Sentenza Sentenza Cassazione Penale n. 34999 del 11/06/2014

Penale Ord. Sez. 7 Num. 34999 Anno 2014
Presidente: DA
Relatore: PG

ORDINANZA

sul ricorso proposto da:
U.O.
avverso la sentenza n. 1095/2010 CORTE APPELLO di GENOVA, del
27/06/2013
dato avviso alle parti;
sentita la relazione fatta dal Consigliere Dott.GP;

Data Udienza: 11/06/2014

R.G. 50412 / 2013

Con l’epigrafata sentenza la Corte di Appello di Genova ha confermato la sentenza con
cui il Tribunale di Massa ha condannato, concesse le attenuanti generiche, U.O. alla
pena sospesa di un anno e quattro mesi di reclusione per il reato di falsa testimonianza,
perché -assunta come testimone dal Tribunale di Massa nel processo contro I.O.
per il reato di lesioni volontarie gravi in pregiudizio di N.K. – riferiva fatti mendaci
sulla condotta tenuta dall’imputato, affermando, contrariamente al vero, che il I.O.
aveva dato una semplice manata alla N.K.  e non un violento pugno al volto.
La sentenza di appello è impugnata per cassazione dal difensore dell’imputata, che
deduce erronea applicazione del’art. 372 c.p., non avendo i giudici di appello correttamente
inquadrate le dichiarazioni testimoniali della prevenuta, che ha unicamente riferito quanto
oggetto della sua percezione, senza alcun intento di riferire circostanze non vere.
Il ricorso è inammissibile per genericità e manifesta infondatezza dei motivi.
In vero gli enunciati motivi di censura, generici nella parte in cui richiamano i pur
vagliati motivi di gravame avverso la prima decisione, impongono il merito della regiudicanda,
di cui prospettano una rilettura alternativa, non praticabile in sede di legittimità alla luce della
compiutezza e linearità motivazionali dell’impugnata sentenza di secondo grado.

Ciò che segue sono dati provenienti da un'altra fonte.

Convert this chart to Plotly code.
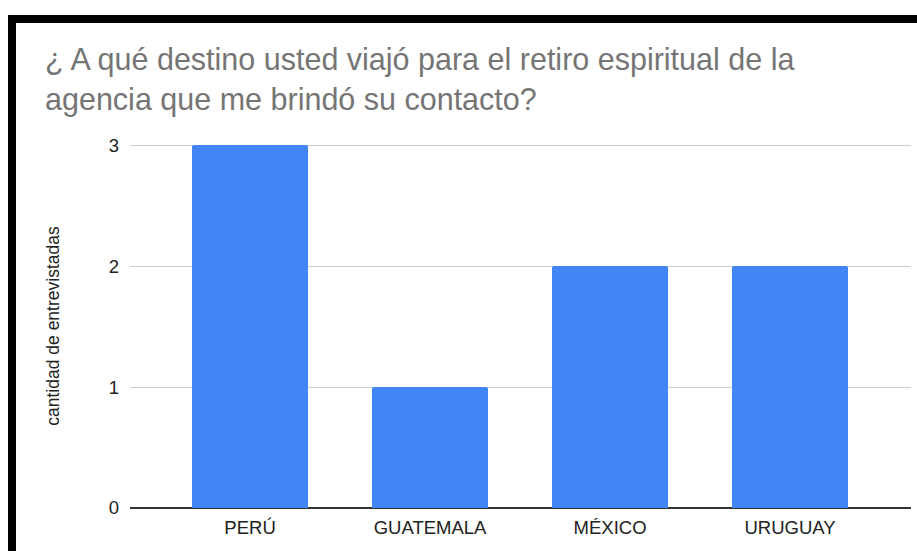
import plotly.graph_objects as go

categories = ["PERÚ", "GUATEMALA", "MÉXICO", "URUGUAY"]
values = [3, 1, 2, 2]
title_lines = ["¿ A qué destino usted viajó para el retiro espiritual de la",
               "agencia que me brindó su contacto?"]
y_title = "cantidad de entrevistadas"
y_ticks = [0, 1, 2, 3]

W, H = 917, 551
ML, MR, MT, MB = 130, 6, 144, 43
PW = W - ML - MR
PH = H - MT - MB

def px_x(p):
    return (p - ML) / PW

def px_y(p):
    return (H - MB - p) / PH

TITLE_SIZE = 30.5
# vertical centre of the two-line title block (pixels from top)
TITLE_CENTER = 80

fig = go.Figure()
fig.add_trace(go.Bar(
    x=categories, y=values,
    marker=dict(color="#4285F4", cornerradius=3, line=dict(width=0)),
    width=0.646,
))

fig.update_layout(
    width=W, height=H,
    margin=dict(l=ML, r=MR, t=MT, b=MB, autoexpand=False),
    paper_bgcolor="white", plot_bgcolor="white",
    font=dict(family="Liberation Sans, Arial, sans-serif", color="#222222"),
    showlegend=False,
    bargap=0,
    annotations=[dict(
        text="<br>".join(title_lines), xref="paper", yref="paper",
        x=px_x(44), xanchor="left", align="left",
        y=px_y(TITLE_CENTER), yanchor="middle",
        showarrow=False, borderpad=0,
        font=dict(size=TITLE_SIZE, color="#757575"),
    )],
    xaxis=dict(range=[-0.667, 3.672], showgrid=False, showline=False,
               ticks="", tickfont=dict(size=18.5, color="#222222"),
               ticklabelstandoff=6, fixedrange=True),
    yaxis=dict(range=[0, 3.01], tickvals=y_ticks, showgrid=True, gridcolor="#cccccc",
               gridwidth=1, zeroline=True, zerolinecolor="#333333", zerolinewidth=1.5,
               showline=False, ticks="", tickfont=dict(size=18.5, color="#222222"),
               ticklabelstandoff=10, fixedrange=True,
               title=dict(text=y_title, font=dict(size=17.5, color="#222222"), standoff=44),
               automargin=False),
    shapes=[
        dict(type="rect", xref="paper", yref="paper",
             x0=px_x(8), x1=px_x(16), y0=px_y(560), y1=px_y(15),
             fillcolor="black", line=dict(width=0), layer="above"),
        dict(type="rect", xref="paper", yref="paper",
             x0=px_x(8), x1=px_x(925), y0=px_y(23), y1=px_y(15),
             fillcolor="black", line=dict(width=0), layer="above"),
    ],
)

fig.write_html("out.html", config={"displayModeBar": False},
               post_script="document.body.style.margin='0';")
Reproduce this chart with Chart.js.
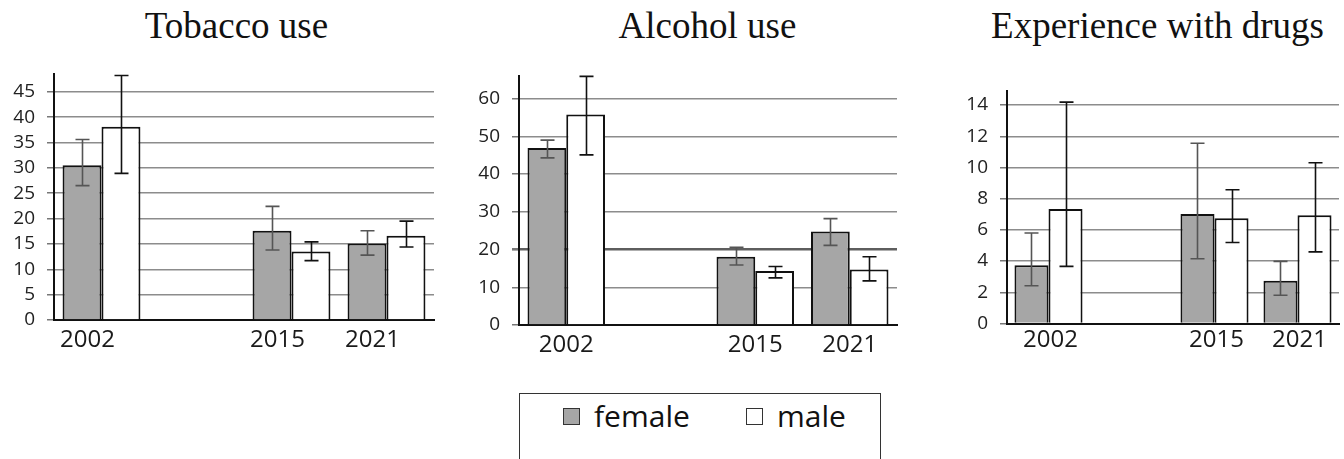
<!DOCTYPE html>
<html>
<head>
<meta charset="utf-8">
<script src="https://cdn.jsdelivr.net/npm/chart.js@4.4.1/dist/chart.umd.min.js"></script>
<style>
  html, body { margin: 0; padding: 0; background: #fff; }
  #page { position: relative; width: 1344px; height: 459px; overflow: hidden; background: #fff; }
  .panel { position: absolute; top: 60px; height: 300px; }
  .title {
    position: absolute; top: 7px; transform: translateX(-50%);
    font-family: "Liberation Serif", "Times New Roman", serif; font-size: 37px; line-height: 37px;
    color: #111; white-space: nowrap;
  }
  #legend {
    position: absolute; left: 519px; top: 393px; width: 362px; height: 80px;
    border: 1.5px solid #333; box-sizing: border-box;
    font-family: "Open Sans", sans-serif; font-size: 30px; color: #111;
  }
  .sw { position: absolute; width: 17px; height: 17px; box-sizing: border-box; border: 1.5px solid #333; top: 14px; }
  .lt { position: absolute; top: 2px; line-height: 40px; }
</style>
</head>
<body>
<div id="page">
  <div class="title" style="left:236.5px">Tobacco use</div>
  <div class="title" style="left:707.5px">Alcohol use</div>
  <div class="title" style="left:1157.5px">Experience with drugs</div>

  <div class="panel" style="left:0px;width:450px"><canvas id="c1" width="450" height="300"></canvas></div>
  <div class="panel" style="left:450px;width:450px"><canvas id="c2" width="450" height="300"></canvas></div>
  <div class="panel" style="left:900px;width:444px"><canvas id="c3" width="444" height="300"></canvas></div>

  <div id="legend">
    <span class="sw" style="left:43px;background:#a6a6a6"></span><span class="lt" style="left:74px">female</span>
    <span class="sw" style="left:226px;background:#fff"></span><span class="lt" style="left:257px">male</span>
  </div>
</div>

<script>
// Survey years; the blank slot keeps the gap between 2002 and 2015
const years = ['2002', '', '2015', '2021'];

// Tobacco use (%)
const tobaccoFemale     = [30.5, null, 17.6, 15.1];
const tobaccoFemaleLow  = [26.5, null, 13.8, 12.8];
const tobaccoFemaleHigh = [35.6, null, 22.4, 17.6];
const tobaccoMale       = [38.1, null, 13.5, 16.6];
const tobaccoMaleLow    = [28.9, null, 11.7, 14.4];
const tobaccoMaleHigh   = [48.2, null, 15.4, 19.5];

// Alcohol use (%)
const alcoholFemale     = [46.9, null, 18.1, 24.8];
const alcoholFemaleLow  = [44.3, null, 15.9, 21.1];
const alcoholFemaleHigh = [49.0, null, 20.6, 28.2];
const alcoholMale       = [55.8, null, 14.3, 14.7];
const alcoholMaleLow    = [45.1, null, 12.5, 11.7];
const alcoholMaleHigh   = [65.9, null, 15.5, 18.1];

// Experience with drugs (%)
const drugsFemale     = [3.74, null, 7.02, 2.74];
const drugsFemaleLow  = [2.42, null, 4.15, 1.81];
const drugsFemaleHigh = [5.80, null, 11.55, 3.98];
const drugsMale       = [7.34, null, 6.74, 6.94];
const drugsMaleLow    = [3.66, null, 5.19, 4.59];
const drugsMaleHigh   = [14.19, null, 8.57, 10.30];

// Y axis ranges and tick steps for each panel
const tobaccoAxis = { max: 48.5, step: 5 };
const alcoholAxis = { max: 66, step: 10 };
const drugsAxis   = { max: 14.9, step: 2 };

const FEMALE_FILL = '#a6a6a6';
const MALE_FILL = '#ffffff';

// Draws the confidence intervals on top of the bars
const errorBars = {
  id: 'errorBars',
  afterDatasetsDraw(chart) {
    const ctx = chart.ctx;
    const yScale = chart.scales.y;
    chart.data.datasets.forEach((ds, di) => {
      const meta = chart.getDatasetMeta(di);
      meta.data.forEach((bar, i) => {
        const lo = ds.errLow[i], hi = ds.errHigh[i];
        if (lo == null || hi == null) return;
        const x = Math.round(bar.x) + 0.5;
        const yl = yScale.getPixelForValue(lo);
        const yh = yScale.getPixelForValue(hi);
        const cap = 7;
        ctx.save();
        ctx.strokeStyle = ds.errColor;
        ctx.lineWidth = 1.6;
        ctx.beginPath();
        ctx.moveTo(x, yl); ctx.lineTo(x, yh);
        ctx.moveTo(x - cap, yl); ctx.lineTo(x + cap, yl);
        ctx.moveTo(x - cap, yh); ctx.lineTo(x + cap, yh);
        ctx.stroke();
        ctx.restore();
      });
    });
  }
};

function makePanel(id, cfg) {
  const ctx = document.getElementById(id);
  return new Chart(ctx, {
    type: 'bar',
    data: {
      labels: years,
      datasets: [
        {
          label: 'female', data: cfg.female, errLow: cfg.femaleLow, errHigh: cfg.femaleHigh,
          errColor: '#555555', backgroundColor: FEMALE_FILL, borderColor: '#111', borderWidth: 2,
          categoryPercentage: 0.82, barPercentage: 1.0
        },
        {
          label: 'male', data: cfg.male, errLow: cfg.maleLow, errHigh: cfg.maleHigh,
          errColor: '#111111', backgroundColor: MALE_FILL, borderColor: '#111', borderWidth: 2,
          categoryPercentage: 0.82, barPercentage: 1.0
        }
      ]
    },
    options: {
      responsive: false,
      animation: false,
      layout: { padding: { top: cfg.padTop, right: cfg.padRight, left: 0, bottom: 0 } },
      plugins: { legend: { display: false }, title: { display: false }, tooltip: { enabled: false } },
      scales: {
        x: {
          grid: { display: false, drawTicks: false },
          border: { display: true, color: '#111', width: 2 },
          ticks: {
            font: { family: 'Open Sans', size: 24 }, color: '#1a1a1a',
            padding: cfg.xPad, labelOffset: cfg.labelOffset, maxRotation: 0, autoSkip: false
          },
          afterFit(scale) { scale.height = cfg.xHeight; scale.paddingLeft = 0; scale.paddingRight = 0; }
        },
        y: {
          min: 0, max: cfg.axis.max,
          grid: {
            color: (c) => cfg.strongLine != null && c.tick && c.tick.value === cfg.strongLine ? '#5e5e5e' : '#8c8c8c',
            lineWidth: (c) => cfg.strongLine != null && c.tick && c.tick.value === cfg.strongLine ? 2.6 : 1.5,
            tickLength: 7, tickColor: '#777'
          },
          border: { display: true, color: '#111', width: 2 },
          ticks: {
            stepSize: cfg.axis.step, font: { family: 'Open Sans', size: 19 }, color: '#222', padding: 12
          },
          afterBuildTicks(scale) {
            // only whole steps get a tick and a gridline; the top of the axis stays unlabeled
            const ticks = [];
            for (let k = 0; k * cfg.axis.step <= cfg.axis.max + 1e-9; k++) {
              ticks.push({ value: +(k * cfg.axis.step).toFixed(6) });
            }
            scale.ticks = ticks;
          },
          afterFit(scale) { scale.width = cfg.yWidth; scale.paddingTop = 0; scale.paddingBottom = 0; }
        }
      }
    },
    plugins: [errorBars]
  });
}

makePanel('c1', {
  female: tobaccoFemale, femaleLow: tobaccoFemaleLow, femaleHigh: tobaccoFemaleHigh,
  male: tobaccoMale, maleLow: tobaccoMaleLow, maleHigh: tobaccoMaleHigh,
  axis: tobaccoAxis, yWidth: 54, padTop: 14, padRight: 16, xHeight: 40, xPad: 6, labelOffset: -14
});
makePanel('c2', {
  female: alcoholFemale, femaleLow: alcoholFemaleLow, femaleHigh: alcoholFemaleHigh,
  male: alcoholMale, maleLow: alcoholMaleLow, maleHigh: alcoholMaleHigh,
  axis: alcoholAxis, yWidth: 69, padTop: 16, padRight: 3, xHeight: 35, xPad: 6, labelOffset: 0, strongLine: 20
});
makePanel('c3', {
  female: drugsFemale, femaleLow: drugsFemaleLow, femaleHigh: drugsFemaleHigh,
  male: drugsMale, maleLow: drugsMaleLow, maleHigh: drugsMaleHigh,
  axis: drugsAxis, yWidth: 107, padTop: 31, padRight: 5, xHeight: 36.5, xPad: 2, labelOffset: 2
});
</script>
</body>
</html>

Giova al
riguardo ribadire che il delitto di falsa testimonianza è reato di pericolo e per la sua
sussistenza non è necessario che il giudice sia in concreto tratto in inganno, essendo
sufficiente che le dichiarazioni mendaci o reticenti risultino idonee a trarlo in errore, anche a
prescindere dal loro grado di credibilità o dall’eventuale falsità della deposizione riconosciuta
prima facie dallo stesso giudice (Sez. 6, 26.5.2009 n. 40501, Merenda, rv. 244553). Nel caso
di specie le censure del ricorrente investono la valutazione della prova, che pertiene
all’esclusivo esercizio della giurisdizione del giudice di merito ed è sottratta a scrutinio di
legittimità, allorché sia fondata -come l’impugnata sentenza- su una struttura argomentativa
congrua e non palesemente illogica. La sentenza di appello ha preso in esame le deduzioni
difensive ed è pervenuta alla conferma della decisione di primo grado attraverso un adeguato
e autonomo vaglio delle risultanze processuali, incentrate sulla rilevata pertinenza e rilevanza
della deposizione testimoniale dell’imputata.
La genetica inammissibilità del ricorso, impedendo l’instaurarsi di un valido rapporto
impugnatorio, preclude la possibilità di rilevare di ufficio l’estinzione del reato per prescrizione
sopravvenuta alla sentenza di secondo grado (S.U., 22.11.2000 n. 32, De Luca, rv. 217266;
S.U., 22.3.2005 n. 23428, Bracale, rv. 231164; Sez. 3, 8.10.2009 n. 42839, Imperato, rv.
244999). Alla inammissibilità del ricorso segue la condanna della ricorrente al pagamento
delle spese processuali e al versamento della somma, ritenuta equa, di euro 1.000,00 (mille)
in favore della cassa delle ammende.
P. Q. M.
Dichiara inammissibile il ricorso e condanna la ricorrente al pagamento delle spese
processuali e della somma di euro mille in favore della cassa delle ammende.